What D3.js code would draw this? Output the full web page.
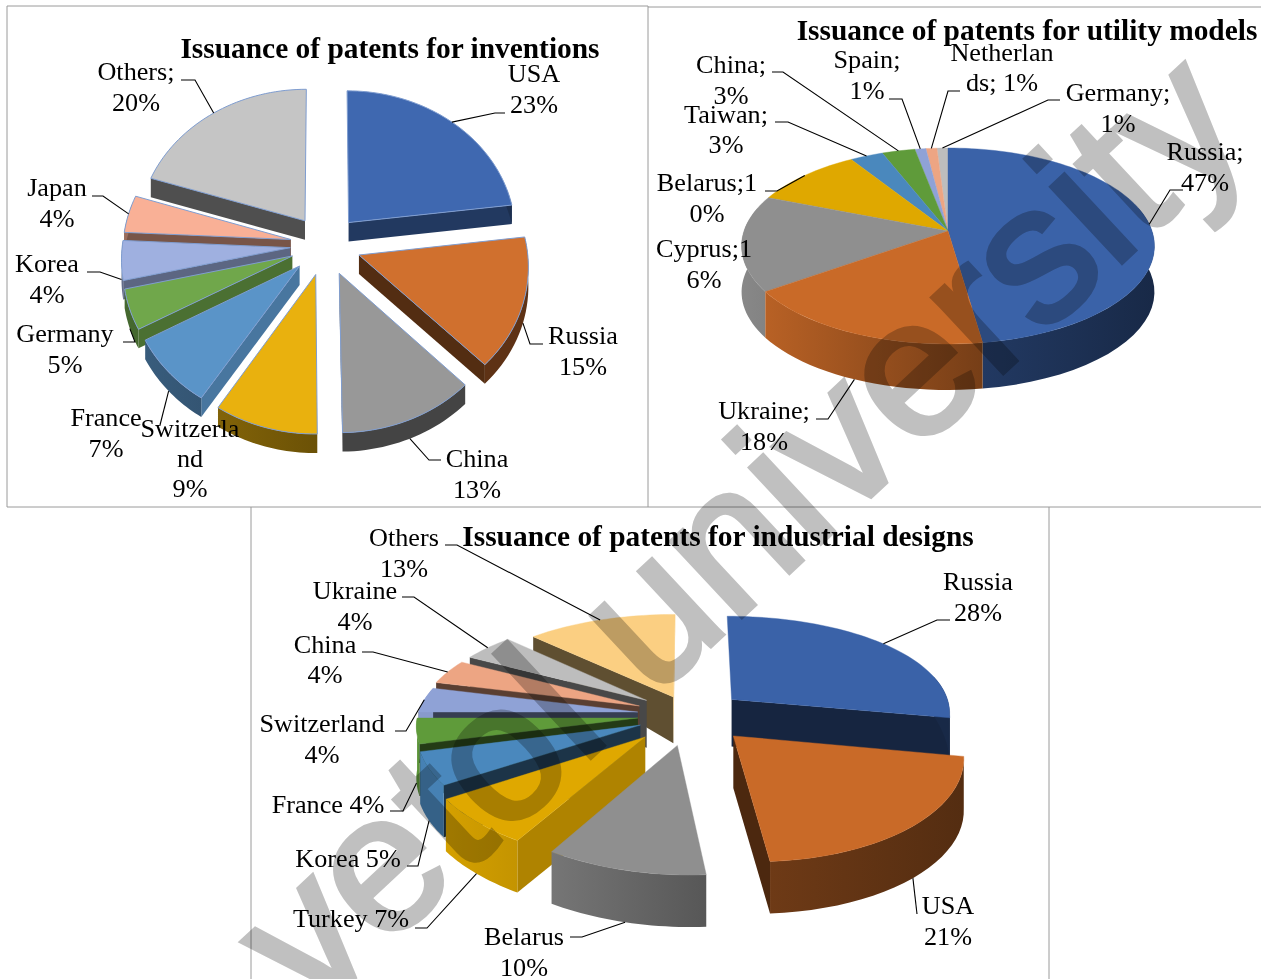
<!DOCTYPE html>
<html><head><meta charset="utf-8">
<script src="https://cdn.jsdelivr.net/npm/d3@7"></script>
<style>html,body{margin:0;padding:0;background:#fff}svg{display:block}
text{font-family:"Liberation Serif",serif;fill:#000}</style></head>
<body><svg id="c" width="1261" height="979"></svg>
<script>
// ---- data ----
const inventionCategories=["USA","Russia","China","Switzerland","France","Germany","Korea","Japan","Others"];
const inventionValues=[23,14.7,12.1,9.2,7.9,4.5,4.4,4.2,20];
const utilityCategories=["Russia","Ukraine","Cyprus","Belarus","Taiwan","China","Spain","Netherlands","Germany"];
const utilityValues=[47.7,17.5,15.8,10,3,3,1,1,1];
const designCategories=["Russia","USA","Belarus","Turkey","Korea","France","Switzerland","China","Ukraine","Others"];
const designValues=[28,21,10,7,5,4,4,4,4.4,12.6];

const inventionLabels=[["USA","23%"],["Russia","15%"],["China","13%"],["Switzerla","nd","9%"],["France","7%"],["Germany","5%"],["Korea","4%"],["Japan","4%"],["Others;","20%"]];
const utilityLabels=[["Russia;","47%"],["Ukraine;","18%"],["Cyprus;1","6%"],["Belarus;1","0%"],["Taiwan;","3%"],["China;","3%"],["Spain;","1%"],["Netherlan","ds; 1%"],["Germany;","1%"]];
const designLabels=[["Russia","28%"],["USA","21%"],["Belarus","10%"],["Turkey 7%"],["Korea 5%"],["France 4%"],["Switzerland","4%"],["China","4%"],["Ukraine","4%"],["Others","13%"]];

// ---- layout (not data) ----
const palette1=["#3f68b0","#d0702e","#989898","#e9b10e","#5a94c8","#70a74b","#9fb0e0","#f9b096","#c5c5c5"];
const palette2=["#3a62a8","#c96a28","#8f8f8f","#dfa800","#4a88bd","#5f9b3a","#8fa2d6","#eda583","#bdbdbd"];
const palette3=["#3a62a8","#c96a28","#8f8f8f","#dfa800","#4a88bd","#5f9b3a","#8fa2d6","#eda583","#bdbdbd","#fbcf82"];

const charts=[
 {title:"Issuance of patents for inventions",tx:390,ty:58,cats:inventionCategories,vals:inventionValues,labels:inventionLabels,colors:palette1,
  cx:325.5,cy:245,rx:168,ry:144,k:.07,kx:.07,skew:0,depth:19,dk:0,explode:inventionValues.map(()=>.21),
  base:.5,slope:.35,lo:.4,wall:[.62,.45,.45],stroke:"#7f9dd0",
  // each label: x centre, first baseline, line step, leader start & elbow
  lay:[[534,82,31,505,113,495,113],[583,344,31,543,344,530,344],[477,467,31,441,460,429,460],[190,437,30],[106,426,31,160,425,160,425],
       [65,342,31,123,342,135,342],[47,272,31,87,272,100,272],[57,196,31,92,196,103,196],[136,80,31,181,80,195,80]]},
 {title:"Issuance of patents for utility models",tx:1027,ty:40,cats:utilityCategories,vals:utilityValues,labels:utilityLabels,colors:palette2,
  cx:948,cy:231,rx:204,ry:95.7,k:.153,kx:.153,skew:0,depth:46,dk:0,explode:utilityValues.map(()=>0),
  base:.42,slope:0,lo:.4,wall:[.95,.62,.42],stroke:null,
  lay:[[1205,160,31,1183,190,1170,190],[764,419,31,816,419,828,419],[704,257,31],[707,191,31,765,191,777,191],[726,123,30,775,122,788,122],
       [731,73,31,772,72,783,72],[867,68,31,889,99,902,99],[1002,61,30,960,91,948,91],[1118,101,31,1060,100,1048,100]]},
 {title:"Issuance of patents for industrial designs",tx:718,ty:546,cats:designCategories,vals:designValues,labels:designLabels,colors:palette3,
  cx:690,cy:715,rx:220,ry:100,k:.15,kx:.12,skew:15,depth:52,dk:.6,explode:[.25,.27,.3,.3,.25,.24,.24,.25,.25,.2],
  base:-.315,slope:1.3,lo:.38,wall:[.95,.62,.42],stroke:null,
  lay:[[978,590,31,950,620,937,620],[948,914,31,917,914,917,914],[524,945,31,570,937,582,937],[351,927,31,415,928,427,928],[348,867,31,407,866,418,866],
       [328,813,31,390,811,403,811],[322,732,31,395,731,406,731],[325,653,30,362,652,373,652],[355,599,31,402,597,414,597],[404,546,31,445,545,457,545]]}
];

const svg=d3.select("#c"),defs=svg.append("defs");
// frames
const frames=[[7,6,648,6],[7,6,7,507],[7,507,1261,507],[648,6,648,507],[648,7,1261,7],[251,507,251,979],[1049,507,1049,979]];
svg.selectAll("line.f").data(frames).join("line").attr("class","f")
  .attr("x1",d=>d[0]).attr("y1",d=>d[1]).attr("x2",d=>d[2]).attr("y2",d=>d[3]).attr("stroke","#9a9a9a").attr("stroke-width",1);

const line=d3.line();
let gid=0;
function mul(col,f){const c=d3.rgb(col);return d3.rgb(c.r*f,c.g*f,c.b*f).formatHex();}

charts.forEach(ch=>{
  const g=svg.append("g");
  const data=ch.vals.map((v,i)=>({v,i}));
  const arcs=d3.pie().sort(null).value(d=>d.v)(data);
  const proj=(px,py)=>[ch.cx+ch.rx*px/(1-ch.kx*py)+ch.skew*Math.max(0,py),ch.cy+ch.ry*py/(1-ch.k*py)];
  const wallX=d3.scaleLinear().domain([ch.cx-ch.rx,ch.cx,ch.cx+ch.rx]).range(ch.wall).clamp(true);
  const dAt=py=>ch.depth*Math.min(1,1+ch.dk*py);
  const items=arcs.map(a=>{
    const mid=(a.startAngle+a.endAngle)/2,e=ch.explode[a.index];
    const ox=e*Math.sin(mid),oy=-e*Math.cos(mid);
    const plane=(t,r=1)=>[ox+r*Math.sin(t),oy-r*Math.cos(t)];
    const top=(t,r=1)=>{const p=plane(t,r);return proj(p[0],p[1]);};
    const bot=(t,r=1)=>{const p=plane(t,r),q=proj(p[0],p[1]);return [q[0],q[1]+dAt(p[1])];};
    return {a,mid,top,bot,i:a.index};
  });
  items.slice().sort((p,q)=>Math.cos(q.mid)-Math.cos(p.mid)).forEach(s=>{
    const a0=s.a.startAngle,a1=s.a.endAngle,col=ch.colors[s.i];
    const shade=nx=>Math.max(ch.lo,ch.base+ch.slope*nx);
    // radial walls facing the viewer
    if(Math.sin(a0)<0 && ch.explode[s.i]>0)
      g.append("path").attr("d",line([s.top(a0,0),s.top(a0),s.bot(a0),s.bot(a0,0)])+"Z").attr("fill",mul(col,shade(-Math.cos(a0))));
    if(Math.sin(a1)>0 && ch.explode[s.i]>0)
      g.append("path").attr("d",line([s.top(a1,0),s.top(a1),s.bot(a1),s.bot(a1,0)])+"Z").attr("fill",mul(col,shade(Math.cos(a1))));
    // outer wall
    const lo=Math.max(a0,Math.PI*.42),hi=Math.min(a1,Math.PI*1.58);
    if(hi>lo){
      const ts=d3.range(0,25).map(j=>lo+(hi-lo)*j/24);
      const pts=ts.map(t=>s.top(t)).concat(ts.slice().reverse().map(t=>s.bot(t)));
      const xs=d3.extent(pts,p=>p[0]),id="w"+(gid++);
      const gr=defs.append("linearGradient").attr("id",id).attr("gradientUnits","userSpaceOnUse")
        .attr("x1",xs[0]).attr("x2",xs[1]).attr("y1",0).attr("y2",0);
      gr.append("stop").attr("offset",0).attr("stop-color",mul(col,wallX(xs[0])));
      gr.append("stop").attr("offset",1).attr("stop-color",mul(col,wallX(xs[1])));
      g.append("path").attr("d",line(pts)+"Z").attr("fill",`url(#${id})`);
    }
    // top face
    const n=Math.max(6,Math.ceil((a1-a0)*30));
    const pts=[s.top(a0,0)].concat(d3.range(0,n+1).map(j=>s.top(a0+(a1-a0)*j/n)));
    g.append("path").attr("d",line(pts)+"Z").attr("fill",col)
      .attr("stroke",ch.stroke||col).attr("stroke-width",ch.stroke?1:.4).attr("stroke-linejoin","round");
  });
  // title
  g.append("text").attr("x",ch.tx).attr("y",ch.ty).attr("text-anchor","middle")
    .attr("font-size",29.4).attr("font-weight","bold").text(ch.title);
  // labels + leaders
  items.forEach(s=>{
    const L=ch.lay[s.i];
    ch.labels[s.i].forEach((t,j)=>{
      g.append("text").attr("x",L[0]).attr("y",L[1]+j*L[2]).attr("text-anchor","middle").attr("font-size",26.2).text(t);
    });
    if(L.length>3){
      const front=Math.cos(s.mid)<0;
      const anchor=front?s.bot(s.mid):s.top(s.mid);
      g.append("path").attr("d",line([[L[3],L[4]],[L[5],L[6]],anchor])).attr("fill","none").attr("stroke","#000").attr("stroke-width",1.1);
    }
  });
});

// watermark
svg.append("text").attr("transform","translate(1255,138) rotate(-43)").attr("text-anchor","end")
  .attr("font-size",195).style("font-family","'Liberation Sans',sans-serif").style("fill","#c0c0c0").style("stroke","#c0c0c0").style("stroke-width",5).style("mix-blend-mode","multiply")
  .text("vetol university");
</script></body></html>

______

Pictures stay out. Repeat only the lines from the beginning of the data through the line that has "const designValues=[28,21,10,7,5,4,4,4,4.4,12.6];".

What D3.js code would draw this? Output the full web page.
<!DOCTYPE html>
<html><head><meta charset="utf-8">
<script src="https://cdn.jsdelivr.net/npm/d3@7"></script>
<style>html,body{margin:0;padding:0;background:#fff}svg{display:block}
text{font-family:"Liberation Serif",serif;fill:#000}</style></head>
<body><svg id="c" width="1261" height="979"></svg>
<script>
// ---- data ----
const inventionCategories=["USA","Russia","China","Switzerland","France","Germany","Korea","Japan","Others"];
const inventionValues=[23,14.7,12.1,9.2,7.9,4.5,4.4,4.2,20];
const utilityCategories=["Russia","Ukraine","Cyprus","Belarus","Taiwan","China","Spain","Netherlands","Germany"];
const utilityValues=[47.7,17.5,15.8,10,3,3,1,1,1];
const designCategories=["Russia","USA","Belarus","Turkey","Korea","France","Switzerland","China","Ukraine","Others"];
const designValues=[28,21,10,7,5,4,4,4,4.4,12.6];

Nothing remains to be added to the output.